"GOT", but the "O" is a cute, smiling pufferfish. Index | Thread | Search

From:
Mark Jamsek <mark@jamsek.com>
Subject:
Re: tog: keymaps to navigate to prev/next file/hunk in the diff
To:
gameoftrees@openbsd.org
Date:
Wed, 27 Jul 2022 02:16:54 +1000

Download raw body.

Thread
On 22-07-26 02:24pm, Stefan Sperling wrote:
> On Tue, Jul 26, 2022 at 01:51:02AM +1000, Mark Jamsek wrote:
> > I think that would be a lot better! Tbh, my first instinct was that this
> > should be done in the diff code because we already know each line type
> > as the diff is produced, but I wasn't sure how the proposed key maps
> > would be received so wanted to get a feel first.
> > 
> > I'm happy to hack on the diff code. We could use a bitarray or even
> > build an index of each line as we save offsets so we'd have the type of
> > each line in the diff. Then we could do away with the regex for colours
> > as we'd have each meta/hunk/' '/+/- line indexed. What do you think? Or
> > would you prefer we just have another array for hunk offsets? I don't
> > mind either way.
> 
> Sounds good. The more meta-data we can get from the diff library
> "for free", the better. Callers should ideally not have to munge
> the data again to figure out what is where.

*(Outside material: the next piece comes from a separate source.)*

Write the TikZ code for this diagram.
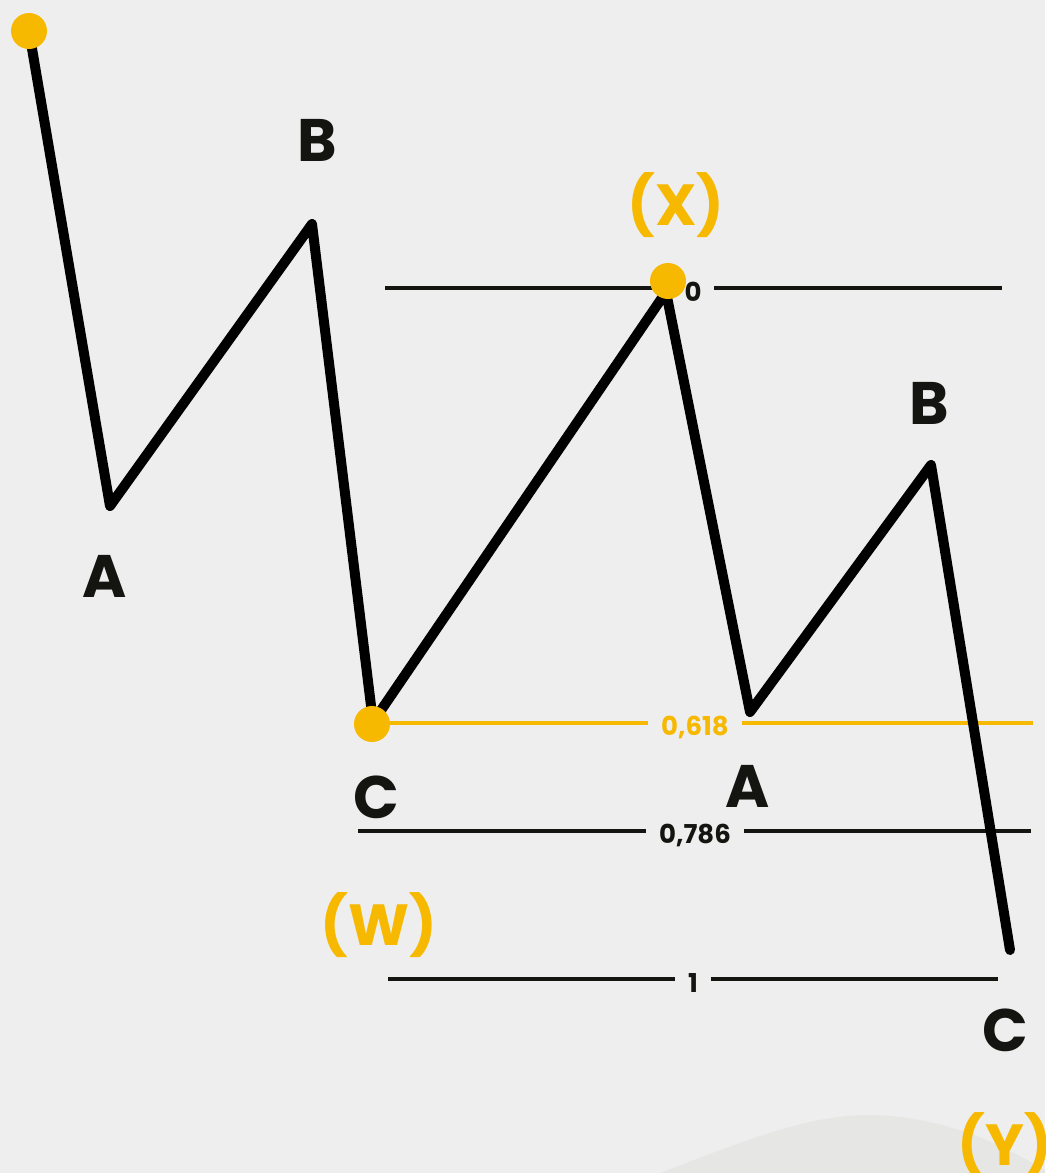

I agree! I'll start on this tomorrow.

I had a little time tonight so thought I'd take some measurements first
to get an idea of the impact any changes have on performance, and was
surprised with the results.

I instrumented create_diff() from main [595228385f], my local ezdiffnav
branch with the changes in the above diff, and version [2bea860227] with
the get_filestream_info() function stsp referenced.  I invoked `tog
diff` using the patience algorithm on a commit of 675,402 lines (23MB),
and also diffed the same commit via the log view with `tog log`.

`tog diff` and the diff loaded via `tog log` from both main and my local
branch are comparable (+/- 0.05), but 2bea860227 takes 2x (tog diff) and
3x (tog log) as long as the others!

I still think this change should be done in the lib when building the
diff because we can map each line to its type as we save each line
offset thus we collect more data and the second pass isn't required; but
it really surprised me.  I haven't looked at the code yet, and I'm
assuming there have been other changes made to the diff since
2bea860227--the difference can't solely be attributed to
get_filestream_info()--but I didn't expect main and ezdiffnav to be
roughly the same. I might profile tog tomorrow for a better picture.

tog log (avg)
main: 5269.42 ms (cpu) 6381.70 ms (wall)
ezdiffnav: 5588.65 ms (cpu) 6799.38 ms (wall)
2bea860227: 19337.42 ms (cpu) 20214.06 ms (wall)

tog diff (avg)
main: 5229.16 ms (cpu) 6332.12 ms (wall)
ezdiffnav: 5323.60 ms (cpu) 6506.54 ms (wall)
2bea860227: 11445.84 ms (cpu) 12231.52 ms (wall)

-- 
Mark Jamsek <fnc.bsdbox.org>
GPG: F2FF 13DE 6A06 C471 CA80  E6E2 2930 DC66 86EE CF68